## MATERIAL PROVIDED
——————————

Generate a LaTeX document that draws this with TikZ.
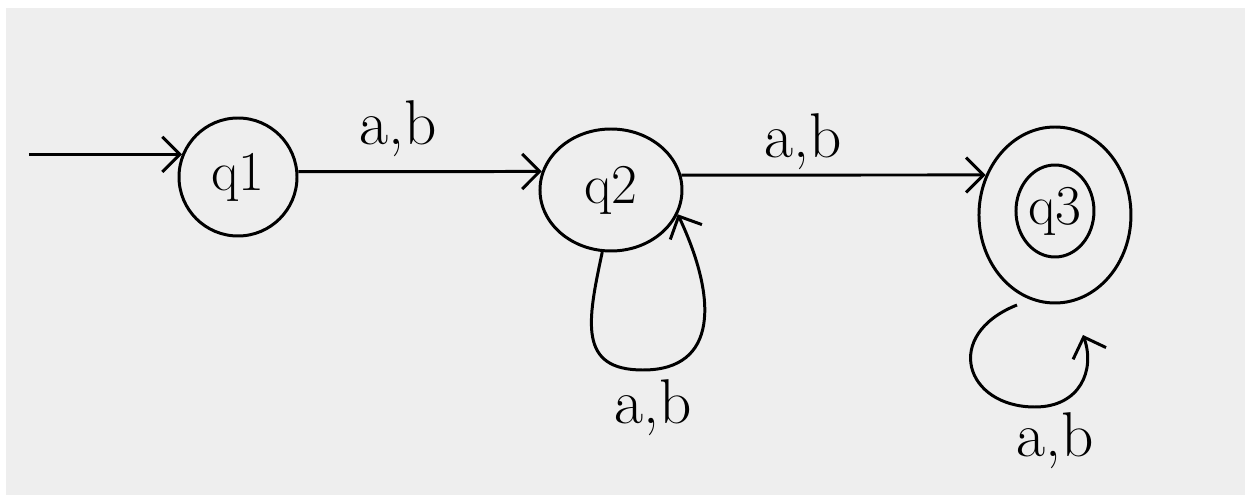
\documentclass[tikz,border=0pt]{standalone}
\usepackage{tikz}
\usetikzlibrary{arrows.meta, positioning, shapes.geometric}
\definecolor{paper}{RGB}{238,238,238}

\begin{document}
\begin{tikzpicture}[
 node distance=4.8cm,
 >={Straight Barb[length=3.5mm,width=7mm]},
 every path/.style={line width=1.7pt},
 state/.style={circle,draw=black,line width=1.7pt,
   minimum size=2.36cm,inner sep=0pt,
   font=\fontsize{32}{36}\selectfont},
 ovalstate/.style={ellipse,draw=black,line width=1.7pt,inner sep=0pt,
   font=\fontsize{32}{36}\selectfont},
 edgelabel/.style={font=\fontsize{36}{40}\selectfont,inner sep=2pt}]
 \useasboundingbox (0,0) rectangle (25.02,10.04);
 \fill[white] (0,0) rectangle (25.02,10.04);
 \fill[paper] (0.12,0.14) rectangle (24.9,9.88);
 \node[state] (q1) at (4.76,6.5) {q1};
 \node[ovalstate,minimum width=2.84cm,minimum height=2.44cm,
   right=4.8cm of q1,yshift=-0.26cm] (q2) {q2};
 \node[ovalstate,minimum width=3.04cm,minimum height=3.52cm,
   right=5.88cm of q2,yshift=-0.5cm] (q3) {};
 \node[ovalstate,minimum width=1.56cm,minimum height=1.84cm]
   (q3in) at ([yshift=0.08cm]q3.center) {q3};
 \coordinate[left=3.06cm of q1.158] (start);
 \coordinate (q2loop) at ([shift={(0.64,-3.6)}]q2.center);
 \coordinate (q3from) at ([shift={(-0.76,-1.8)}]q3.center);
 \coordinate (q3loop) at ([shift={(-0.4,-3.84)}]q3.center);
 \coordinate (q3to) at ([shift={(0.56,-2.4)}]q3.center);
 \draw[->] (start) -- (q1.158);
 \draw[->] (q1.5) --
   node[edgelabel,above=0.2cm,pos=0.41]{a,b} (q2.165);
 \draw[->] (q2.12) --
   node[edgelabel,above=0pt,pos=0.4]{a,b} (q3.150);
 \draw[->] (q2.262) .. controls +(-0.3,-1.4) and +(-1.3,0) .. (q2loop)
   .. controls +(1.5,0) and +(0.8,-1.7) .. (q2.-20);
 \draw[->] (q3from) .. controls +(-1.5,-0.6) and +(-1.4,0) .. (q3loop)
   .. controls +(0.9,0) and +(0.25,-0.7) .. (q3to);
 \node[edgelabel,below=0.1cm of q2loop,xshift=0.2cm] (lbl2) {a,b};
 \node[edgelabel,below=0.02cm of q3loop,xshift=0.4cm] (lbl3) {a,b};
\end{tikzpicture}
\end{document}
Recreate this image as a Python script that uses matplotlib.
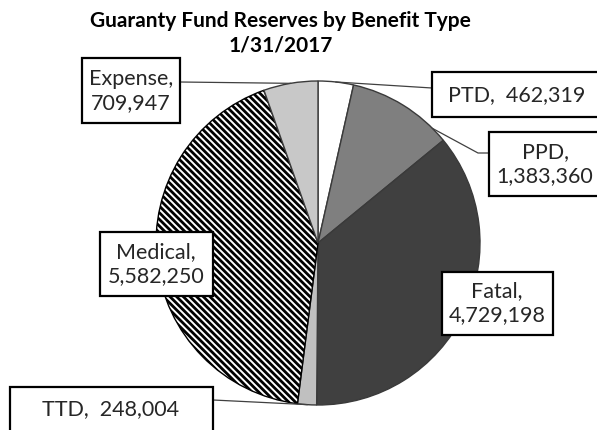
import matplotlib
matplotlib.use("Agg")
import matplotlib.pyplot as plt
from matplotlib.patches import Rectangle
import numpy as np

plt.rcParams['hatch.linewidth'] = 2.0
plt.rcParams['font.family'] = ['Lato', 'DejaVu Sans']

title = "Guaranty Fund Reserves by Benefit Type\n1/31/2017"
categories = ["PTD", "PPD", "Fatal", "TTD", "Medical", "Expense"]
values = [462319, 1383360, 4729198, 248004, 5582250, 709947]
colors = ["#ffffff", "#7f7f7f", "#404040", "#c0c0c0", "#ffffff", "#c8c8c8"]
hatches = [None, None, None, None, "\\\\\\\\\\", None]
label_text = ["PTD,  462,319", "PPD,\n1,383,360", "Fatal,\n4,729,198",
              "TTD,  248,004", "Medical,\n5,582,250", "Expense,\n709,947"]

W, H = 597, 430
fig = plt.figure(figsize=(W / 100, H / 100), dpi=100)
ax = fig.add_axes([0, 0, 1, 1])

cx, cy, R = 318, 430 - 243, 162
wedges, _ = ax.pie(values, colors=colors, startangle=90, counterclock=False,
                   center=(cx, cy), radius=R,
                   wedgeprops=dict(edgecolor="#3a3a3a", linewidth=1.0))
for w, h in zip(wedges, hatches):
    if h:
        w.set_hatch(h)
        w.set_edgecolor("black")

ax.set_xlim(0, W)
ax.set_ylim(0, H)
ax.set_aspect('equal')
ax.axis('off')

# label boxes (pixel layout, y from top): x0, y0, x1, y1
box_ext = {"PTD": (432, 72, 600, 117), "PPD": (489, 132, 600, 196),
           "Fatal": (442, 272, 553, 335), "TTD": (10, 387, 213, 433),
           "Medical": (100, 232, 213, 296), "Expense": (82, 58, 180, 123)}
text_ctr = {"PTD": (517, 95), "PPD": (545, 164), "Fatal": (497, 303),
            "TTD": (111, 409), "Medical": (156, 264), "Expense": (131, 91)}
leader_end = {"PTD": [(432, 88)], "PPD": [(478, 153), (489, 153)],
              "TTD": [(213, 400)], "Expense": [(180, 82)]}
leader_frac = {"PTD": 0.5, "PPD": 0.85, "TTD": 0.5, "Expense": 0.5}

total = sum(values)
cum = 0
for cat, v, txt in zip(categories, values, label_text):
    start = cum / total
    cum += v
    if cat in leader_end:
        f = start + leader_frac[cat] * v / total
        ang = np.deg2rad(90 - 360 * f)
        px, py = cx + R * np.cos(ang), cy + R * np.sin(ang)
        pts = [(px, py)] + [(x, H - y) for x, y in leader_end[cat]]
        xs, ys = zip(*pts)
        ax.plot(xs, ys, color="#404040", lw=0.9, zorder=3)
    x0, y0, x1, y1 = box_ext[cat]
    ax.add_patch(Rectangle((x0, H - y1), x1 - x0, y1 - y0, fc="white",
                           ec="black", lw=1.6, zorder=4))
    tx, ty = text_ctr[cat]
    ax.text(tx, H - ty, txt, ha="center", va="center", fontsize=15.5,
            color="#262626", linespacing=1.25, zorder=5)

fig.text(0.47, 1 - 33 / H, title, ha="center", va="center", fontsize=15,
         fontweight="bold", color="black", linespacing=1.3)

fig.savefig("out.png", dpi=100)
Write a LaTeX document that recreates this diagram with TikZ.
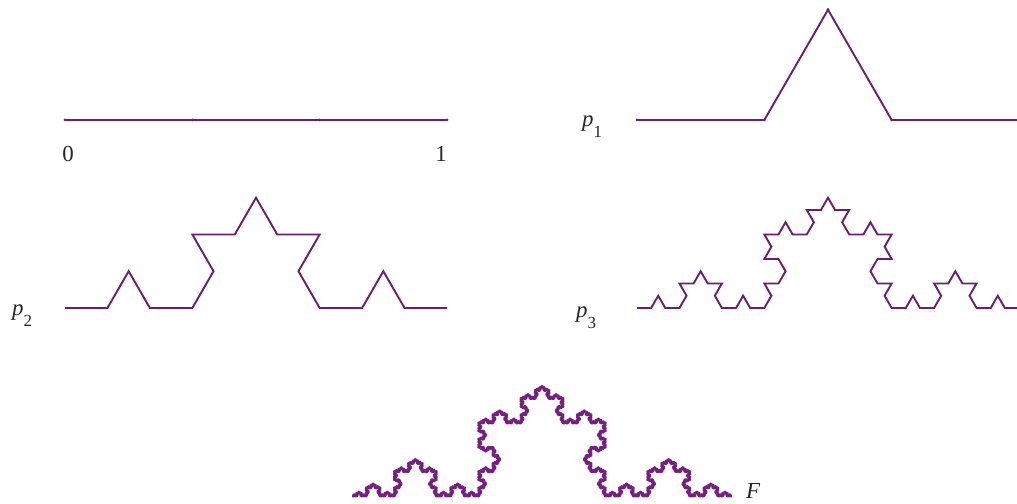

——————————

Go back to the records above and write them out exactly, without the pictures.

## SOLUTION TO THIS TASK
Generate a LaTeX document that draws this with TikZ.
\documentclass[tikz,border=0pt]{standalone}
\usepackage{tikz}
\usetikzlibrary{arrows.meta, positioning, shapes.geometric}
\definecolor{paper}{RGB}{238,238,238}

\begin{document}
\begin{tikzpicture}[
 node distance=4.8cm,
 >={Straight Barb[length=3.5mm,width=7mm]},
 every path/.style={line width=1.7pt},
 state/.style={circle,draw=black,line width=1.7pt,
   minimum size=2.36cm,inner sep=0pt,
   font=\fontsize{32}{36}\selectfont},
 ovalstate/.style={ellipse,draw=black,line width=1.7pt,inner sep=0pt,
   font=\fontsize{32}{36}\selectfont},
 edgelabel/.style={font=\fontsize{36}{40}\selectfont,inner sep=2pt}]
 \useasboundingbox (0,0) rectangle (25.02,10.04);
 \fill[white] (0,0) rectangle (25.02,10.04);
 \fill[paper] (0.12,0.14) rectangle (24.9,9.88);
 \node[state] (q1) at (4.76,6.5) {q1};
 \node[ovalstate,minimum width=2.84cm,minimum height=2.44cm,
   right=4.8cm of q1,yshift=-0.26cm] (q2) {q2};
 \node[ovalstate,minimum width=3.04cm,minimum height=3.52cm,
   right=5.88cm of q2,yshift=-0.5cm] (q3) {};
 \node[ovalstate,minimum width=1.56cm,minimum height=1.84cm]
   (q3in) at ([yshift=0.08cm]q3.center) {q3};
 \coordinate[left=3.06cm of q1.158] (start);
 \coordinate (q2loop) at ([shift={(0.64,-3.6)}]q2.center);
 \coordinate (q3from) at ([shift={(-0.76,-1.8)}]q3.center);
 \coordinate (q3loop) at ([shift={(-0.4,-3.84)}]q3.center);
 \coordinate (q3to) at ([shift={(0.56,-2.4)}]q3.center);
 \draw[->] (start) -- (q1.158);
 \draw[->] (q1.5) --
   node[edgelabel,above=0.2cm,pos=0.41]{a,b} (q2.165);
 \draw[->] (q2.12) --
   node[edgelabel,above=0pt,pos=0.4]{a,b} (q3.150);
 \draw[->] (q2.262) .. controls +(-0.3,-1.4) and +(-1.3,0) .. (q2loop)
   .. controls +(1.5,0) and +(0.8,-1.7) .. (q2.-20);
 \draw[->] (q3from) .. controls +(-1.5,-0.6) and +(-1.4,0) .. (q3loop)
   .. controls +(0.9,0) and +(0.25,-0.7) .. (q3to);
 \node[edgelabel,below=0.1cm of q2loop,xshift=0.2cm] (lbl2) {a,b};
 \node[edgelabel,below=0.02cm of q3loop,xshift=0.4cm] (lbl3) {a,b};
\end{tikzpicture}
\end{document}
Recreate this image as a Python script that uses matplotlib.
import matplotlib
matplotlib.use("Agg")
import matplotlib.pyplot as plt
from matplotlib.patches import Rectangle
import numpy as np

plt.rcParams['hatch.linewidth'] = 2.0
plt.rcParams['font.family'] = ['Lato', 'DejaVu Sans']

title = "Guaranty Fund Reserves by Benefit Type\n1/31/2017"
categories = ["PTD", "PPD", "Fatal", "TTD", "Medical", "Expense"]
values = [462319, 1383360, 4729198, 248004, 5582250, 709947]
colors = ["#ffffff", "#7f7f7f", "#404040", "#c0c0c0", "#ffffff", "#c8c8c8"]
hatches = [None, None, None, None, "\\\\\\\\\\", None]
label_text = ["PTD,  462,319", "PPD,\n1,383,360", "Fatal,\n4,729,198",
              "TTD,  248,004", "Medical,\n5,582,250", "Expense,\n709,947"]

W, H = 597, 430
fig = plt.figure(figsize=(W / 100, H / 100), dpi=100)
ax = fig.add_axes([0, 0, 1, 1])

cx, cy, R = 318, 430 - 243, 162
wedges, _ = ax.pie(values, colors=colors, startangle=90, counterclock=False,
                   center=(cx, cy), radius=R,
                   wedgeprops=dict(edgecolor="#3a3a3a", linewidth=1.0))
for w, h in zip(wedges, hatches):
    if h:
        w.set_hatch(h)
        w.set_edgecolor("black")

ax.set_xlim(0, W)
ax.set_ylim(0, H)
ax.set_aspect('equal')
ax.axis('off')

# label boxes (pixel layout, y from top): x0, y0, x1, y1
box_ext = {"PTD": (432, 72, 600, 117), "PPD": (489, 132, 600, 196),
           "Fatal": (442, 272, 553, 335), "TTD": (10, 387, 213, 433),
           "Medical": (100, 232, 213, 296), "Expense": (82, 58, 180, 123)}
text_ctr = {"PTD": (517, 95), "PPD": (545, 164), "Fatal": (497, 303),
            "TTD": (111, 409), "Medical": (156, 264), "Expense": (131, 91)}
leader_end = {"PTD": [(432, 88)], "PPD": [(478, 153), (489, 153)],
              "TTD": [(213, 400)], "Expense": [(180, 82)]}
leader_frac = {"PTD": 0.5, "PPD": 0.85, "TTD": 0.5, "Expense": 0.5}

total = sum(values)
cum = 0
for cat, v, txt in zip(categories, values, label_text):
    start = cum / total
    cum += v
    if cat in leader_end:
        f = start + leader_frac[cat] * v / total
        ang = np.deg2rad(90 - 360 * f)
        px, py = cx + R * np.cos(ang), cy + R * np.sin(ang)
        pts = [(px, py)] + [(x, H - y) for x, y in leader_end[cat]]
        xs, ys = zip(*pts)
        ax.plot(xs, ys, color="#404040", lw=0.9, zorder=3)
    x0, y0, x1, y1 = box_ext[cat]
    ax.add_patch(Rectangle((x0, H - y1), x1 - x0, y1 - y0, fc="white",
                           ec="black", lw=1.6, zorder=4))
    tx, ty = text_ctr[cat]
    ax.text(tx, H - ty, txt, ha="center", va="center", fontsize=15.5,
            color="#262626", linespacing=1.25, zorder=5)

fig.text(0.47, 1 - 33 / H, title, ha="center", va="center", fontsize=15,
         fontweight="bold", color="black", linespacing=1.3)

fig.savefig("out.png", dpi=100)
Write a LaTeX document that recreates this diagram with TikZ.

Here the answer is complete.